Left behind in Chicago in 1972 were Mundell’s students, Dornbusch, Jacob Frenkel, and Michael Mussa; his faculty colleagues, Harry Johnson, a fellow Canadian ten years his senior, Stanley Fischer, Arnold Harberger; and the deeper theorists whose work had influenced Mundell’s conversion from classical Keynesian view to those of a global monetarist.  Dornbusch and Fischer moved the next year to MIT and taught the next generation of international economists, Kenneth Rogoff and Maurice Obstfeld, who in turn wrote the text for the generation after that.  Frenkel went to the IMF and prepared the way for future policymakers at the Bretton Woods institutions, including Fischer, Mussa, Rogoff, Obstfeld, and, in the present day, Gita Gopinath at the IMF; and Carmen Reinhart, at the World Bank.

Might the Swedes somehow have diluted Mundell’s contribution?  Or turned a blind eye to it altogether? Marcus Fleming, IMF deputy research director, who shared credit for “the Mundell-Fleming model,” died in 1976; Harry Johnson in 1977; Robert Triffin in 1993.  Dornbusch undertook to the epochal transition to the open-economy world would not be overlooked. With Obsfeld, and Guillermo Calvo, of Columbia University, he organized a 1997 Festschrift conference (published as Money, Capital, Mobility, and Trade); and a campaign among those who had been invited to submit nominations

It worked. Mundell was recognized and went on to twenty years of enhanced celebrity, generating ample material for the later chapters of that future biography.

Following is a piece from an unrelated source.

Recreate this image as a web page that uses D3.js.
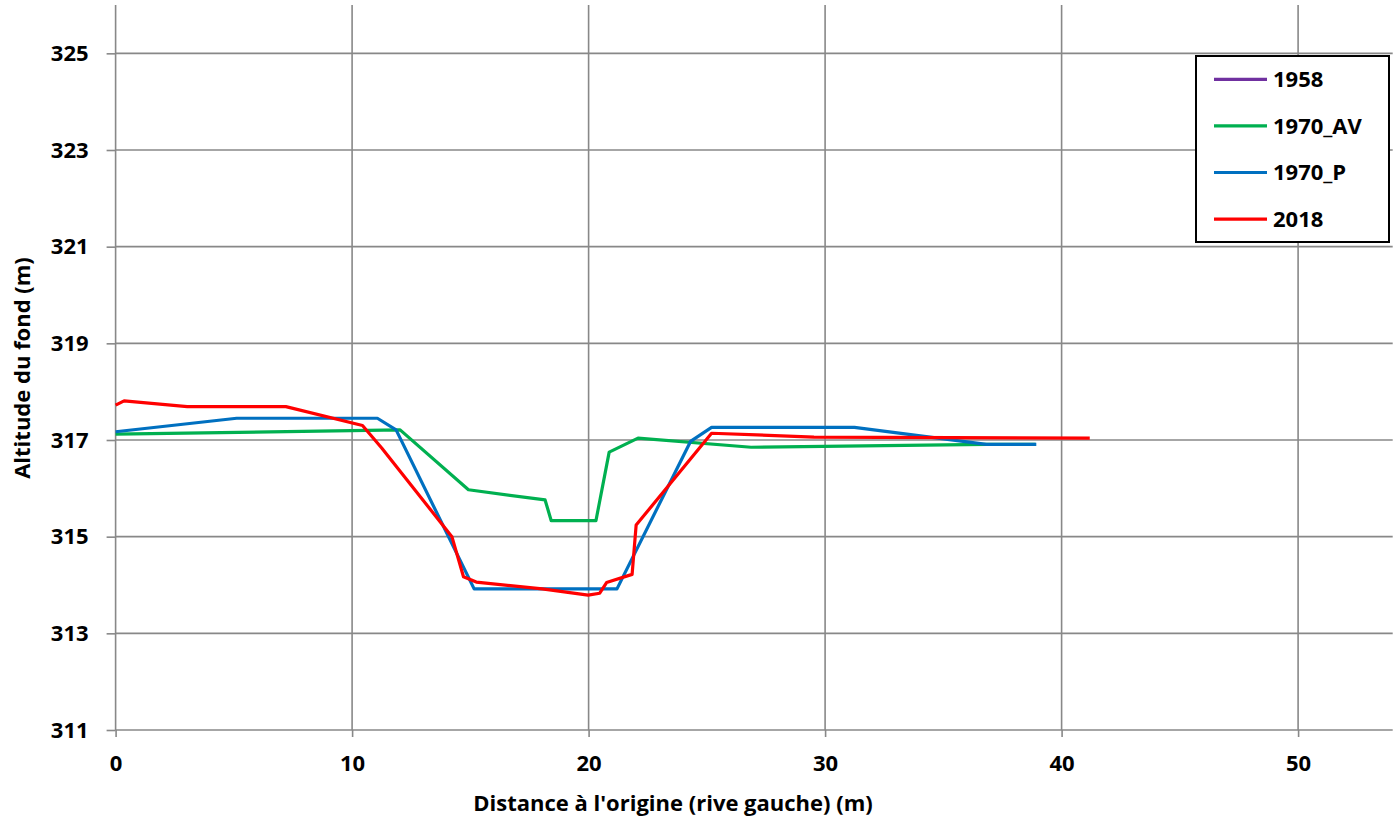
<!DOCTYPE html>
<html>
<head>
<meta charset="UTF-8">
<title>profil en travers</title>
<script src="https://d3js.org/d3.v7.min.js"></script>
<style>
	body { margin: 0; background: #fff; }
	text { font-family: "Open Sans", Lato, sans-serif; font-weight: bold; fill: #000; }
	.grid line { stroke: #888; stroke-width: 1.6; }
	.axis path, .axis line { stroke: #888; stroke-width: 1.6; }
</style>
</head>
<body>
<svg width="1394" height="819"></svg>
<script>
// series: distance (m) / altitude (m)
var series = ["1958", "1970_AV", "1970_P", "2018"];
var colors = ["#7030A0", "#00B050", "#0070C0", "#FF0000"];

var x1958 = [];
var y1958 = [];

var x1970av = [0, 12.03, 14.92, 18.16, 18.42, 20.31, 20.87, 22.09, 26.87, 36.82, 38.9];
var y1970av = [317.12, 317.21, 315.97, 315.76, 315.33, 315.33, 316.75, 317.04, 316.85, 316.91, 316.91];

var x1970p = [0, 5.12, 11.07, 11.86, 15.16, 21.2, 24.31, 25.2, 31.24, 36.82, 38.93];
var y1970p = [317.17, 317.45, 317.45, 317.21, 313.92, 313.92, 316.97, 317.26, 317.26, 316.91, 316.91];

var x2018 = [0, 0.36, 3.03, 7.2, 10.44, 11.26, 14.22, 14.71, 15.25, 18.04, 19.98, 20.47, 20.76, 21.84, 22.01, 25.2, 29.53, 41.19];
var y2018 = [317.72, 317.81, 317.69, 317.69, 317.30, 316.83, 315.0, 314.17, 314.06, 313.92, 313.79, 313.83, 314.05, 314.22, 315.24, 317.14, 317.06, 317.04];

var xTicks = [0, 10, 20, 30, 40, 50];
var yTicks = [311, 313, 315, 317, 319, 321, 323, 325];

var svg = d3.select("svg");

var pLeft = 115.6, pRight = 1392.7, pTop = 5, pBottom = 730;

var x = d3.scaleLinear().domain([0, 54]).range([pLeft, pRight]);
var y = d3.scaleLinear().domain([311, 326]).range([pBottom, pTop]);

// grid
svg.append("g").attr("class", "grid")
	.selectAll("line").data(xTicks).enter().append("line")
	.attr("x1", function(d) { return x(d); })
	.attr("x2", function(d) { return x(d); })
	.attr("y1", pTop).attr("y2", pBottom);

svg.append("g").attr("class", "grid")
	.selectAll("line").data(yTicks).enter().append("line")
	.attr("x1", pLeft).attr("x2", pRight)
	.attr("y1", function(d) { return y(d); })
	.attr("y2", function(d) { return y(d); });

// axes
var xAxis = svg.append("g").attr("class", "axis")
	.attr("transform", "translate(0," + pBottom + ")")
	.call(d3.axisBottom(x).tickValues(xTicks).tickSize(7).tickPadding(18).tickSizeOuter(0));
xAxis.select(".domain").remove();
xAxis.selectAll("text").style("font-size", "22px");

var yAxis = svg.append("g").attr("class", "axis")
	.attr("transform", "translate(" + pLeft + ",0)")
	.call(d3.axisLeft(y).tickValues(yTicks).tickSize(9).tickPadding(18).tickSizeOuter(0));
yAxis.select(".domain").remove();
yAxis.selectAll("text").style("font-size", "22px");

// titles
svg.append("text")
	.attr("x", 673).attr("y", 811)
	.attr("text-anchor", "middle")
	.style("font-size", "22px")
	.text("Distance à l'origine (rive gauche) (m)");

svg.append("text")
	.attr("transform", "translate(30,368) rotate(-90)")
	.attr("text-anchor", "middle")
	.style("font-size", "22px")
	.text("Altitude du fond (m)");

// lines
var line = d3.line()
	.x(function(d) { return x(d[0]); })
	.y(function(d) { return y(d[1]); });

var data = [
	d3.zip(x1958, y1958),
	d3.zip(x1970av, y1970av),
	d3.zip(x1970p, y1970p),
	d3.zip(x2018, y2018)
];

svg.append("g").selectAll("path").data(data).enter().append("path")
	.attr("d", line)
	.attr("fill", "none")
	.attr("stroke", function(d, i) { return colors[i]; })
	.attr("stroke-width", 3.2)
	.attr("stroke-linejoin", "round");

// legend
var legend = svg.append("g");
legend.append("rect")
	.attr("x", 1196).attr("y", 56)
	.attr("width", 193).attr("height", 186)
	.attr("fill", "#fff").attr("stroke", "#000").attr("stroke-width", 2);

var item = legend.selectAll(".item").data(series).enter().append("g")
	.attr("transform", function(d, i) { return "translate(0," + (79.3 + i * 46.6) + ")"; });
item.append("line")
	.attr("x1", 1214).attr("x2", 1267)
	.attr("stroke", function(d, i) { return colors[i]; })
	.attr("stroke-width", 3.2);
item.append("text")
	.attr("x", 1273).attr("dy", "0.35em")
	.style("font-size", "22px")
	.text(function(d) { return d; });
</script>
</body>
</html>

Dornbusch died of cancer, in 2002, at 60, after a courageous struggle. Interesting as was his life, significant as were his contributions to international economics (his work on exchange rate “overshooting,” as well as that of his student Pentti Kouri, was mentioned in the background information that accompanied Mundell’s prize), he is unlikely to get a biography of his own. He was, however, one of the best-loved economists of his generation. And the story of his service to economics is a reminder of how the profession works.